§ Do this
Exclude pictures. Extract exactly the lines from the one that contains "Reproduce this chart with matplotlib." down to the one that contains "from matplotlib.lines import Line2D", both included.

§ Records with drawing code
====
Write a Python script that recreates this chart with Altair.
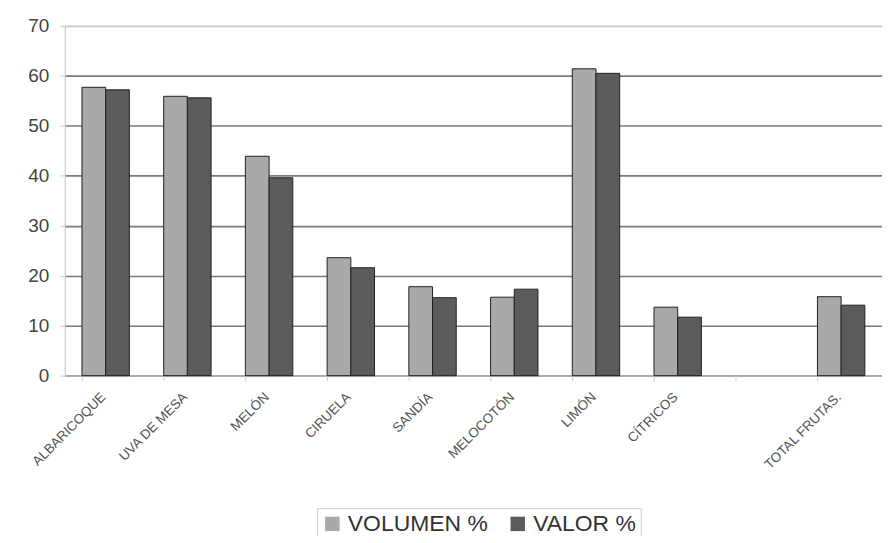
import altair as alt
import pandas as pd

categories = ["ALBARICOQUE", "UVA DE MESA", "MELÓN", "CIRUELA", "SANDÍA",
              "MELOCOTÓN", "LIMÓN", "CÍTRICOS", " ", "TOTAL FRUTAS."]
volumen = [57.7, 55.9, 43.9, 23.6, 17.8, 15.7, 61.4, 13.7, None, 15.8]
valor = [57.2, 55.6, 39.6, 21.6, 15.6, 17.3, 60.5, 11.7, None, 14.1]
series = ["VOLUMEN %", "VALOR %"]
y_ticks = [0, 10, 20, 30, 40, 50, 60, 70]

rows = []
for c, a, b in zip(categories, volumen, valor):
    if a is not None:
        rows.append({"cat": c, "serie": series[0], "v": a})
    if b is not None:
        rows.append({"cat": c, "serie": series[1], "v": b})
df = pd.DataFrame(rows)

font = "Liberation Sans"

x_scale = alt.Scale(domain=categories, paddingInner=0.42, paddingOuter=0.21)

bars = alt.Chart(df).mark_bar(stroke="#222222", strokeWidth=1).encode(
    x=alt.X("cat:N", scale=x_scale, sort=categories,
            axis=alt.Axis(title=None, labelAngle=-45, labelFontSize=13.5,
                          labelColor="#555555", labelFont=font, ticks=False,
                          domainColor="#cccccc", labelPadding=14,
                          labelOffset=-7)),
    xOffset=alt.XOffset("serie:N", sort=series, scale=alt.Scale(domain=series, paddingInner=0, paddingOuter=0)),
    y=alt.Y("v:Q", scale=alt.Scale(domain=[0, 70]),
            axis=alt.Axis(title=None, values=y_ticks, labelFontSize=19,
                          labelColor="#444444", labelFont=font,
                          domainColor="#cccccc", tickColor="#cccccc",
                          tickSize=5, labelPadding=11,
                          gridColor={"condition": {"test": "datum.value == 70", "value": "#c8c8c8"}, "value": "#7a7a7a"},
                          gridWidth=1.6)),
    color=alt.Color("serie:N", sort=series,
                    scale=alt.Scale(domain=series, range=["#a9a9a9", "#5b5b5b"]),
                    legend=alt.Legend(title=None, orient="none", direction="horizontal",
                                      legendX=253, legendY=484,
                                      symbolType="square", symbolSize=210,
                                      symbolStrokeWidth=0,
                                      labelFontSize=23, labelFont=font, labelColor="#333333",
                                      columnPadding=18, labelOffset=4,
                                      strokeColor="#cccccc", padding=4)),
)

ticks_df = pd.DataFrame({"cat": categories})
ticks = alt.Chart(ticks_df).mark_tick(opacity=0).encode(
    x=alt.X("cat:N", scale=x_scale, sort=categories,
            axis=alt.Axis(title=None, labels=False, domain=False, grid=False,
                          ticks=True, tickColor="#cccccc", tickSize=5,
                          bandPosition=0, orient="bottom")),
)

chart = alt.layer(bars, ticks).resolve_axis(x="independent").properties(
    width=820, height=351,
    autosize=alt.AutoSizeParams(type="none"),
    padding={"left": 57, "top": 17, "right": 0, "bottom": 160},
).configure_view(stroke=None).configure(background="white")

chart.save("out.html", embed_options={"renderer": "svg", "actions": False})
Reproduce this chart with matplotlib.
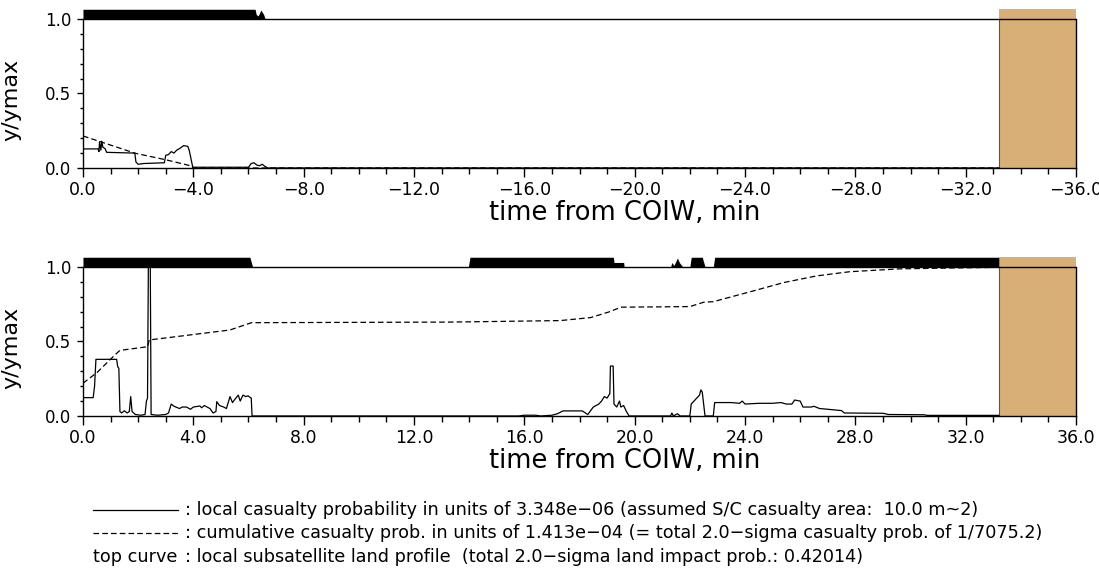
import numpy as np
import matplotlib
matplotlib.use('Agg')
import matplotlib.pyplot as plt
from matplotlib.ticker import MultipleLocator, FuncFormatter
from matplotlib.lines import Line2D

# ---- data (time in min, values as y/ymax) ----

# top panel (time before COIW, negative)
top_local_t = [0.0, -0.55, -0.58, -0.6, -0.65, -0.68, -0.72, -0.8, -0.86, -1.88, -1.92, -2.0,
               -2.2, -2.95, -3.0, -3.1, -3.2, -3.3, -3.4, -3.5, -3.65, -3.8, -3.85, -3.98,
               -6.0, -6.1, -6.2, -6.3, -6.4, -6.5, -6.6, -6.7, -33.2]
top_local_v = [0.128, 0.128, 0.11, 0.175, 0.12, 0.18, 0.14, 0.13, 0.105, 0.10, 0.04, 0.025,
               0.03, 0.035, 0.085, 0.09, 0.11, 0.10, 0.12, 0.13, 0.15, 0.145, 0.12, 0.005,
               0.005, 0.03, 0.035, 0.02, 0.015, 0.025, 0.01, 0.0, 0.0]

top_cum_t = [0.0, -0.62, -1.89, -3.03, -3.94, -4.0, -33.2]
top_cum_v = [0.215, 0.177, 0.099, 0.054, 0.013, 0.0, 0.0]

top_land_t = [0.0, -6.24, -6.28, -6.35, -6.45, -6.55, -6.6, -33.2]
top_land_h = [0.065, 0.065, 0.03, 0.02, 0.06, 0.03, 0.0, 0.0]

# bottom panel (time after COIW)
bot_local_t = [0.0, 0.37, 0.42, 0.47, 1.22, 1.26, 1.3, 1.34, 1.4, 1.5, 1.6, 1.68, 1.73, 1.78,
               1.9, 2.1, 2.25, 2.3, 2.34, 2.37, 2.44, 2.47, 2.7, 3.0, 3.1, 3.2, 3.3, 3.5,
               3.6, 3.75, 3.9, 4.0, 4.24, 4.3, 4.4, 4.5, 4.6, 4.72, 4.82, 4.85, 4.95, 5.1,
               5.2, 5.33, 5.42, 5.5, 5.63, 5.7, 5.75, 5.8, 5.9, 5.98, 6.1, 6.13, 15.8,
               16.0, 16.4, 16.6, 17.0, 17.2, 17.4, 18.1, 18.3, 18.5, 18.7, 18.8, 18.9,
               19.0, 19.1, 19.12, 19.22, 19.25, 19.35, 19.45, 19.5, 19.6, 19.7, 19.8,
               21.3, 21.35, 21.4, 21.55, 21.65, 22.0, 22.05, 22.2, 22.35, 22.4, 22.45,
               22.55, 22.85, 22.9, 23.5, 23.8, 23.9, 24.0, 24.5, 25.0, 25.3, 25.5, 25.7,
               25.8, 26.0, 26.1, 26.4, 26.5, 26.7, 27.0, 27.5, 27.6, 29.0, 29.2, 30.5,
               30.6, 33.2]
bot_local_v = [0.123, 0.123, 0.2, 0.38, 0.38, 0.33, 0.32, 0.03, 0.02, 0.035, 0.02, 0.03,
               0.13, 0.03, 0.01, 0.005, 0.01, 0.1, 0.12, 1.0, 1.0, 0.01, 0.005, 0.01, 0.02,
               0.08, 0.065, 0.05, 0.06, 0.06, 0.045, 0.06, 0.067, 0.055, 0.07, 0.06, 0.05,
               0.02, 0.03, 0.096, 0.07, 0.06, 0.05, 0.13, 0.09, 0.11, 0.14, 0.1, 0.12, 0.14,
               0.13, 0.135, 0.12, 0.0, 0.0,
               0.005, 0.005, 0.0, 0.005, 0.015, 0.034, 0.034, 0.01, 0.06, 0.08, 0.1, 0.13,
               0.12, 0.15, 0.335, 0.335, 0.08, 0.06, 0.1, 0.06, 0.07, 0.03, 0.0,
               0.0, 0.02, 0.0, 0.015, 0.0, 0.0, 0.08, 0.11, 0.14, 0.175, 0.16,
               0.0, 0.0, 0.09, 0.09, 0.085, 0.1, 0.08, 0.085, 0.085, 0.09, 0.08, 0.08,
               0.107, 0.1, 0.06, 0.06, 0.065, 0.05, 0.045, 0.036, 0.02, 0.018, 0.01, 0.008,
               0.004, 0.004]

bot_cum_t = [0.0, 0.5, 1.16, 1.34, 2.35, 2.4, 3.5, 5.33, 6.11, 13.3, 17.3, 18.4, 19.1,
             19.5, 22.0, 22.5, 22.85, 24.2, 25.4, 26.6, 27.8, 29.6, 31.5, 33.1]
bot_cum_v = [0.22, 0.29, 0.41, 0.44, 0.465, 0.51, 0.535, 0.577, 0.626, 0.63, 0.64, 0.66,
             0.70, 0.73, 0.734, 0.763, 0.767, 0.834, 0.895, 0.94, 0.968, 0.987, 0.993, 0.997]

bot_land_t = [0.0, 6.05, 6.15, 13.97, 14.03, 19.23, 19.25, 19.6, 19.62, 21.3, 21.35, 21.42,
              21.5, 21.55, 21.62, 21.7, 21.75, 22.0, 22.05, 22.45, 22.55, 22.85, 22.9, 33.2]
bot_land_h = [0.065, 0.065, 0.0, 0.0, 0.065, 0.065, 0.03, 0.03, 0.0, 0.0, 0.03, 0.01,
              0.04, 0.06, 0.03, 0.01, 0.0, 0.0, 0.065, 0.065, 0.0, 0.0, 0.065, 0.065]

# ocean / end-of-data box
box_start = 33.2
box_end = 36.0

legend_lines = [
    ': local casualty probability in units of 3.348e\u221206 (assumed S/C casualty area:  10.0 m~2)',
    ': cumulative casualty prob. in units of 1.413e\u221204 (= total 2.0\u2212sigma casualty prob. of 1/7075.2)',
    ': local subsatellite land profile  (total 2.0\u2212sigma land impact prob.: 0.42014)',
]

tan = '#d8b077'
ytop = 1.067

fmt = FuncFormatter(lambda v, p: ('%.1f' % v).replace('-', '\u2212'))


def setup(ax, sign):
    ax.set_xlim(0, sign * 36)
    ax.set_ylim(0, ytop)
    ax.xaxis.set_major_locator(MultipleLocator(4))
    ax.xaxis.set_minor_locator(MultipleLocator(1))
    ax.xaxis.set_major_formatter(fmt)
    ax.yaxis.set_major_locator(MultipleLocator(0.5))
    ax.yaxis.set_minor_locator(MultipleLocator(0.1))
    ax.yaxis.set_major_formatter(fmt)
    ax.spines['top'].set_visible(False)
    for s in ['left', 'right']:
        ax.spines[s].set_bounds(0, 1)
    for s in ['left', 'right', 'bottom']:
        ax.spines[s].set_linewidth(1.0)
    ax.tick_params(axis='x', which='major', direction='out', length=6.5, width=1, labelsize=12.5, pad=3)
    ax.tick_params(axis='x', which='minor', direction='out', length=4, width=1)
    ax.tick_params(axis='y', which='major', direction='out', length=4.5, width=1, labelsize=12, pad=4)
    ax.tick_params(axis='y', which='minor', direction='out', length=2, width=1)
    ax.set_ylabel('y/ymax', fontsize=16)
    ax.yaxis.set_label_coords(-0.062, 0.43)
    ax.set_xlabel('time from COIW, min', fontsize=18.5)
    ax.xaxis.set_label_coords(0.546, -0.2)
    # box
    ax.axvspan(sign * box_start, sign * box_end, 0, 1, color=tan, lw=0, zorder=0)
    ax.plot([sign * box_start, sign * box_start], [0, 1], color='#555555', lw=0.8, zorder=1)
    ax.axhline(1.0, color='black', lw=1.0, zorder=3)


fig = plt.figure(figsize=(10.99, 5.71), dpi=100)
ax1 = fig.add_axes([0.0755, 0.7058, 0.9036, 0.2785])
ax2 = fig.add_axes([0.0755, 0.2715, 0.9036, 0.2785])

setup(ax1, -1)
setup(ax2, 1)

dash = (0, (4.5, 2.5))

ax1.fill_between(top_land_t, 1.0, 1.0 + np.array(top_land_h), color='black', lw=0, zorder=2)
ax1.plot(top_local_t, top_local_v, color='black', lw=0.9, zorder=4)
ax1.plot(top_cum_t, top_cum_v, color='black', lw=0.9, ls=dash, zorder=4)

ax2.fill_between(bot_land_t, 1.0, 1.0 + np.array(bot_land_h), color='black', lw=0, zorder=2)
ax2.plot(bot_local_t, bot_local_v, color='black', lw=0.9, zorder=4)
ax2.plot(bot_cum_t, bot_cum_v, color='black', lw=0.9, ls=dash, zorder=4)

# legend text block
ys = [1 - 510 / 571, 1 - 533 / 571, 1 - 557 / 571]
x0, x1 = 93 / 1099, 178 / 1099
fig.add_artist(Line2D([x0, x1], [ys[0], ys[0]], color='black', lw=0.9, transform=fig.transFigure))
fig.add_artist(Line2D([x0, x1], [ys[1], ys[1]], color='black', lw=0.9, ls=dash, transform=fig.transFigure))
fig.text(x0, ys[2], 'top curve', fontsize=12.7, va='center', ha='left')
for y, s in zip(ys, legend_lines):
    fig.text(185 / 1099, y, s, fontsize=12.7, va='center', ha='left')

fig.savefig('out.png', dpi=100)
====
§ Right answer
Reproduce this chart with matplotlib.
import numpy as np
import matplotlib
matplotlib.use('Agg')
import matplotlib.pyplot as plt
from matplotlib.ticker import MultipleLocator, FuncFormatter
from matplotlib.lines import Line2D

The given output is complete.